From: Tejun Heo <tj@kernel.org>
To: axboe@kernel.dk
Cc: linux-kernel@vger.kernel.org, jack@suse.cz,
Tejun Heo <tj@kernel.org>, Wu Fengguang <fengguang.wu@intel.com>
Subject: [PATCH 04/10] writeback: move backing_dev_info->wb_lock and ->worklist into bdi_writeback
Date: Tue, 18 Nov 2014 03:37:22 -0500 [thread overview]
Message-ID: <1416299848-22112-5-git-send-email-tj@kernel.org> (raw)
In-Reply-To: <1416299848-22112-1-git-send-email-tj@kernel.org>
Currently, a bdi (backing_dev_info) embeds single wb (bdi_writeback)
and the role of the separation is unclear. For cgroup support for
writeback IOs, a bdi will be updated to host multiple wb's where each
wb serves writeback IOs of a different cgroup on the bdi. To achieve
that, a wb should carry all states necessary for servicing writeback
IOs for a cgroup independently.
This patch moves bdi->wb_lock and ->worklist into wb.
* The lock protects bdi->worklist and bdi->wb.dwork scheduling. While
moving, rename it to wb->work_lock as wb->wb_lock is confusing.
Also, move wb->dwork downwards so that it's colocated with the new
->work_lock and ->work_list fields.
* bdi_writeback_workfn() -> wb_workfn()
bdi_wakeup_thread_delayed(bdi) -> wb_wakeup_delayed(wb)
bdi_wakeup_thread(bdi) -> wb_wakeup(wb)
bdi_queue_work(bdi, ...) -> wb_queue_work(wb, ...)
__bdi_start_writeback(bdi, ...) -> __wb_start_writeback(wb, ...)

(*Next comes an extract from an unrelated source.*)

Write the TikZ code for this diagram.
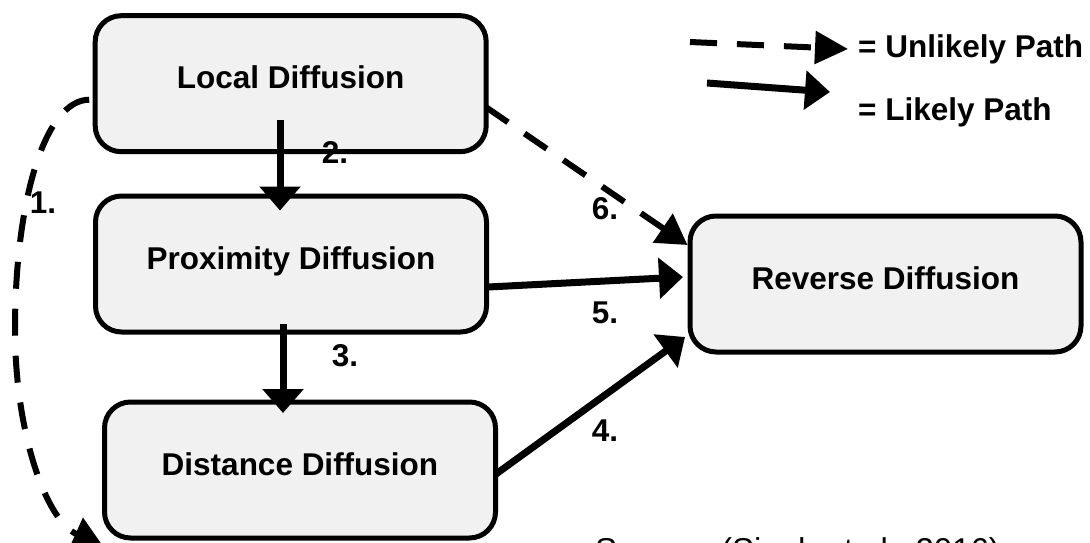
\documentclass[tikz,border=0pt]{standalone}
\usepackage{fontspec}
\setmainfont{Liberation Sans}
\usetikzlibrary{arrows.meta,calc}
\definecolor{boxfill}{HTML}{F1F1F1}
\begin{document}
\begin{tikzpicture}[x=1pt,y=-1pt,
  stage/.style={draw=black, line width=5pt, fill=boxfill, rounded corners=26pt,
    minimum width=391pt, minimum height=136pt, inner sep=0pt,
    font=\bfseries\fontsize{31.5}{38}\selectfont, text height=23pt, text depth=13pt},
  likely/.style={line width=7pt, -{Triangle[length=24pt,width=40pt]}},
  unlikely/.style={line width=6pt, dash pattern=on 27pt off 20pt,
    -{Triangle[length=30pt,width=34pt]}},
  num/.style={font=\bfseries\fontsize{31.5}{38}\selectfont, inner sep=0pt},
  legendtext/.style={font=\bfseries\fontsize{31.5}{38}\selectfont, inner sep=0pt, anchor=base west},
]
\useasboundingbox (0,0) rectangle (1090,542);

% stages
\node[stage] (local) at (290.7,83.7) {Local Diffusion};
\node[stage] (prox)  at (291,264)    {Proximity Diffusion};
\node[stage] (dist)  at (300,470)    {Distance Diffusion};
\node[stage] (rev)   at (885.5,284)  {Reverse Diffusion};

% likely paths
\draw[likely] ([xshift=-10.7pt,yshift=34pt]local.south) -- ([xshift=-11pt,yshift=-17pt]prox.north);
\draw[likely] ([xshift=-8pt,yshift=10.5pt]prox.south) -- ([xshift=-17pt,yshift=-13.5pt]dist.north);
\draw[likely] ([xshift=-1pt,yshift=-23pt]prox.east) -- ([xshift=-4.5pt,yshift=7pt]rev.west);
\draw[likely] ([xshift=-2pt,yshift=-4pt]dist.east) -- ([xshift=-2.5pt,yshift=-53pt]rev.west);

% unlikely paths
\draw[unlikely] ([xshift=-3pt,yshift=-23.3pt]local.east) -- ([yshift=39pt]rev.west);
\coordinate (distlow) at (103,546);
\draw[unlikely] ([xshift=-3.5pt,yshift=-16pt]local.west)
  .. controls (45,100) and (15,200) .. (15,330)
  .. controls (15,430) and (45,520) .. (distlow);

% path numbers
\node[num] (n1) at (43,203) {1.};
\node[num] (n2) at (335,152) {2.};
\node[num] (n3) at (345,356) {3.};
\node[num] (n4) at (605,431) {4.};
\node[num] (n5) at (605,313) {5.};
\node[num] (n6) at (605,209) {6.};

% legend
\coordinate (ua) at (690,42);
\coordinate (ub) at (848,49);
\draw[line width=6pt, dash pattern=on 27pt off 20pt, -{Triangle[length=33pt,width=32pt]}] (ua) -- (ub);
\node[legendtext] (ulab) at (858,57) {= Unlikely Path};
\coordinate (la) at (707,83);
\coordinate (lb) at (830,92);
\draw[likely, -{Triangle[length=25pt,width=38pt]}] (la) -- (lb);
\node[legendtext] (llab) at (858,120) {= Likely Path};

% source line
\node[anchor=base west, inner sep=0pt, font=\fontsize{33}{40}\selectfont] (src) at (595,561) {Source: (Singh et al., 2016)};
\end{tikzpicture}
\end{document}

get_next_work_item(bdi) -> get_next_work_item(wb)
* bdi_wb_shutdown() is renamed to wb_shutdown() and now takes @wb.
The function contained parts which belong to the containing bdi
rather than the wb itself - testing cap_writeback_dirty and
bdi_remove_from_list() invocation. Those are moved to
bdi_unregister().
* bdi_wb_{init|exit}() are renamed to wb_{init|exit}().

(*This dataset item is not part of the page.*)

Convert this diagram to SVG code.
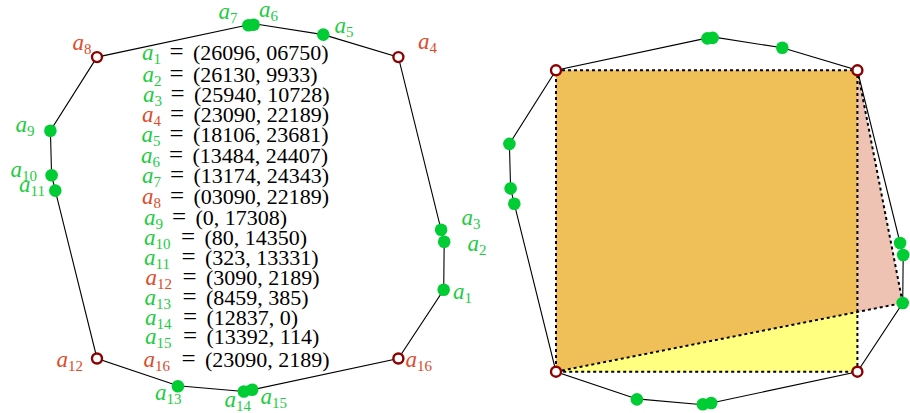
<svg xmlns="http://www.w3.org/2000/svg" width="910" height="413" viewBox="0 0 910 413">
<style>
text{font-family:"Liberation Serif","Times New Roman",serif;font-size:23px;fill:#000}
.a{font-style:italic}
.s{font-size:15px;font-style:normal}
.g{fill:#1ccc3e}
.r{fill:#dd4b2a}
.c{font-size:22px}
.e{font-size:25px}
.edge{fill:none;stroke:#000;stroke-width:1.1}
.dash{fill:none;stroke:#000;stroke-width:2;stroke-dasharray:3 3}
.dot{fill:#00cc33}
.ring{fill:#fff;stroke:#8b0000;stroke-width:2.4}
</style>
<defs>
<circle id="gd" r="6.3" class="dot"/>
<circle id="rd" r="5" class="ring"/>
</defs>

<!-- right figure fills -->
<g id="fills">
<polygon points="556,70.3 857.4,70.3 857.4,312 556,371.7" fill="#efc058"/>
<polygon points="857.4,70.3 902.7,303 857.4,312" fill="#efc3b3"/>
<polygon points="556,371.7 857.4,312 857.4,371.7" fill="#ffff80"/>
</g>

<g id="connectors">
<polygon class="edge" points="443.7,289.8 444.2,241.8 441.1,229.8 398.4,57.1 323.3,34.6 253.6,23.7 248.9,24.7 97,57.1 50.4,130.7 51.6,175.2 55.3,190.6 97,358.5 177.9,385.7 243.9,391.5 252.2,389.8 398.4,358.5"/>
<polygon class="dash" points="556,70.3 857.4,70.3 857.4,371.7 556,371.7"/>
<polyline class="dash" points="556,371.7 902.7,303 857.4,70.3"/>
<polygon class="edge" points="902.7,303 903.2,255 900.1,243 857.4,70.3 782.3,47.8 712.6,36.9 707.9,37.9 556,70.3 509.4,143.9 510.6,188.4 514.3,203.8 556,371.7 636.9,398.9 702.9,404.7 711.2,403 857.4,371.7"/>
</g>

<!-- left figure nodes -->
<g id="L-a1"><use href="#gd" x="443.7" y="289.8"/><text class="a g" x="453" y="299">a<tspan class="s" dy="4">1</tspan></text></g>
<g id="L-a2"><use href="#gd" x="444.2" y="241.8"/><text class="a g" x="467.5" y="251">a<tspan class="s" dy="4">2</tspan></text></g>
<g id="L-a3"><use href="#gd" x="441.1" y="229.8"/><text class="a g" x="461.5" y="225">a<tspan class="s" dy="4">3</tspan></text></g>
<g id="L-a4"><use href="#rd" x="398.4" y="57.1"/><text class="a r" x="418" y="49">a<tspan class="s" dy="4">4</tspan></text></g>
<g id="L-a5"><use href="#gd" x="323.3" y="34.6"/><text class="a g" x="334.5" y="33">a<tspan class="s" dy="4">5</tspan></text></g>
<g id="L-a6"><use href="#gd" x="253.6" y="24.7"/><text class="a g" x="259" y="17">a<tspan class="s" dy="4">6</tspan></text></g>
<g id="L-a7"><use href="#gd" x="248.4" y="25.2"/><text class="a g" x="218.5" y="19">a<tspan class="s" dy="4">7</tspan></text></g>
<g id="L-a8"><use href="#rd" x="97" y="57.1"/><text class="a r" x="72.5" y="50">a<tspan class="s" dy="4">8</tspan></text></g>
<g id="L-a9"><use href="#gd" x="50.4" y="130.7"/><text class="a g" x="15.5" y="131.5">a<tspan class="s" dy="4">9</tspan></text></g>
<g id="L-a10"><use href="#gd" x="51.6" y="175.2"/><text class="a g" x="10.5" y="176.5">a<tspan class="s" dy="4">10</tspan></text></g>
<g id="L-a11"><use href="#gd" x="55.3" y="190.6"/><text class="a g" x="19" y="191.5">a<tspan class="s" dy="4">11</tspan></text></g>
<g id="L-a12"><use href="#rd" x="97" y="358.5"/><text class="a r" x="56.5" y="366.5">a<tspan class="s" dy="4">12</tspan></text></g>
<g id="L-a13"><use href="#gd" x="177.9" y="386.2"/><text class="a g" x="155" y="400">a<tspan class="s" dy="4">13</tspan></text></g>
<g id="L-a14"><use href="#gd" x="243.9" y="391.5"/><text class="a g" x="224.5" y="406.5">a<tspan class="s" dy="4">14</tspan></text></g>
<g id="L-a15"><use href="#gd" x="252.2" y="389.8"/><text class="a g" x="260.5" y="404">a<tspan class="s" dy="4">15</tspan></text></g>
<g id="L-a16"><use href="#rd" x="398.4" y="358.5"/><text class="a r" x="405.5" y="367">a<tspan class="s" dy="4">16</tspan></text></g>

<!-- right figure nodes -->
<g id="R-a1"><use href="#gd" x="902.7" y="303"/></g>
<g id="R-a2"><use href="#gd" x="903.2" y="255"/></g>
<g id="R-a3"><use href="#gd" x="900.1" y="243"/></g>
<g id="R-a4"><use href="#rd" x="857.4" y="70.3"/></g>
<g id="R-a5"><use href="#gd" x="782.3" y="47.8"/></g>
<g id="R-a6"><use href="#gd" x="712.6" y="37.9"/></g>
<g id="R-a7"><use href="#gd" x="707.4" y="38.4"/></g>
<g id="R-a8"><use href="#rd" x="556" y="70.3"/></g>
<g id="R-a9"><use href="#gd" x="509.4" y="143.9"/></g>
<g id="R-a10"><use href="#gd" x="510.6" y="188.4"/></g>
<g id="R-a11"><use href="#gd" x="514.3" y="203.8"/></g>
<g id="R-a12"><use href="#rd" x="556" y="371.7"/></g>
<g id="R-a13"><use href="#gd" x="636.9" y="399.4"/></g>
<g id="R-a14"><use href="#gd" x="702.9" y="404.2"/></g>
<g id="R-a15"><use href="#gd" x="711.2" y="403"/></g>
<g id="R-a16"><use href="#rd" x="857.4" y="371.7"/></g>

<!-- coordinate list -->
<g id="list">
<text y="60"><tspan class="a g" x="142">a</tspan><tspan class="s g" dy="4">1</tspan><tspan class="e" x="169.5" dy="-4">=</tspan><tspan class="c" x="193">(26096, 06750)</tspan></text>
<text y="82"><tspan class="a g" x="142.5">a</tspan><tspan class="s g" dy="4">2</tspan><tspan class="e" x="169.5" dy="-4">=</tspan><tspan class="c" x="193">(26130, 9933)</tspan></text>
<text y="102"><tspan class="a g" x="143">a</tspan><tspan class="s g" dy="4">3</tspan><tspan class="e" x="170.5" dy="-4">=</tspan><tspan class="c" x="194">(25940, 10728)</tspan></text>
<text y="122"><tspan class="a r" x="142">a</tspan><tspan class="s r" dy="4">4</tspan><tspan class="e" x="170" dy="-4">=</tspan><tspan class="c" x="193.5">(23090, 22189)</tspan></text>
<text y="142"><tspan class="a g" x="141.5">a</tspan><tspan class="s g" dy="4">5</tspan><tspan class="e" x="169.5" dy="-4">=</tspan><tspan class="c" x="193">(18106, 23681)</tspan></text>
<text y="163"><tspan class="a g" x="141">a</tspan><tspan class="s g" dy="4">6</tspan><tspan class="e" x="169" dy="-4">=</tspan><tspan class="c" x="192.5">(13484, 24407)</tspan></text>
<text y="183"><tspan class="a g" x="142">a</tspan><tspan class="s g" dy="4">7</tspan><tspan class="e" x="170" dy="-4">=</tspan><tspan class="c" x="193.5">(13174, 24343)</tspan></text>
<text y="204"><tspan class="a r" x="142">a</tspan><tspan class="s r" dy="4">8</tspan><tspan class="e" x="170" dy="-4">=</tspan><tspan class="c" x="193.5">(03090, 22189)</tspan></text>
<text y="225"><tspan class="a g" x="144">a</tspan><tspan class="s g" dy="4">9</tspan><tspan class="e" x="172" dy="-4">=</tspan><tspan class="c" x="195.5">(0, 17308)</tspan></text>
<text y="245"><tspan class="a g" x="144">a</tspan><tspan class="s g" dy="4">10</tspan><tspan class="e" x="181" dy="-4">=</tspan><tspan class="c" x="204.5">(80, 14350)</tspan></text>
<text y="265"><tspan class="a g" x="144">a</tspan><tspan class="s g" dy="4">11</tspan><tspan class="e" x="181.5" dy="-4">=</tspan><tspan class="c" x="205">(323, 13331)</tspan></text>
<text y="285"><tspan class="a r" x="145.5">a</tspan><tspan class="s r" dy="4">12</tspan><tspan class="e" x="182.5" dy="-4">=</tspan><tspan class="c" x="206">(3090, 2189)</tspan></text>
<text y="305"><tspan class="a g" x="144.5">a</tspan><tspan class="s g" dy="4">13</tspan><tspan class="e" x="182.5" dy="-4">=</tspan><tspan class="c" x="206">(8459, 385)</tspan></text>
<text y="325"><tspan class="a g" x="145">a</tspan><tspan class="s g" dy="4">14</tspan><tspan class="e" x="183" dy="-4">=</tspan><tspan class="c" x="206.5">(12837, 0)</tspan></text>
<text y="344"><tspan class="a g" x="145">a</tspan><tspan class="s g" dy="4">15</tspan><tspan class="e" x="183" dy="-4">=</tspan><tspan class="c" x="206.5">(13392, 114)</tspan></text>
<text y="367"><tspan class="a r" x="143.5">a</tspan><tspan class="s r" dy="4">16</tspan><tspan class="e" x="181.5" dy="-4">=</tspan><tspan class="c" x="205">(23090, 2189)</tspan></text>
</g>
</svg>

Initializations of the moved bdi->wb_lock and ->work_list are
relocated from bdi_init() to wb_init().
* As there's still only one bdi_writeback per backing_dev_info, all
uses of bdi->state are mechanically replaced with bdi->wb.state
introducing no behavior changes.
Signed-off-by: Tejun Heo <tj@kernel.org>
Cc: Jens Axboe <axboe@kernel.dk>
Cc: Jan Kara <jack@suse.cz>
Cc: Wu Fengguang <fengguang.wu@intel.com>
---
fs/fs-writeback.c | 84 +++++++++++++++++++++------------------------
include/linux/backing-dev.h | 12 +++----
mm/backing-dev.c | 64 +++++++++++++++++-----------------
3 files changed, 77 insertions(+), 83 deletions(-)
diff --git a/fs/fs-writeback.c b/fs/fs-writeback.c
index daa91ae..41c9f1e 100644
--- a/fs/fs-writeback.c
+++ b/fs/fs-writeback.c
@@ -91,34 +91,33 @@ static inline struct inode *wb_inode(struct list_head *head)
EXPORT_TRACEPOINT_SYMBOL_GPL(wbc_writepage);
-static void bdi_wakeup_thread(struct backing_dev_info *bdi)
+static void wb_wakeup(struct bdi_writeback *wb)
{
- spin_lock_bh(&bdi->wb_lock);
- if (test_bit(WB_registered, &bdi->wb.state))
- mod_delayed_work(bdi_wq, &bdi->wb.dwork, 0);
- spin_unlock_bh(&bdi->wb_lock);
+ spin_lock_bh(&wb->work_lock);
+ if (test_bit(WB_registered, &wb->state))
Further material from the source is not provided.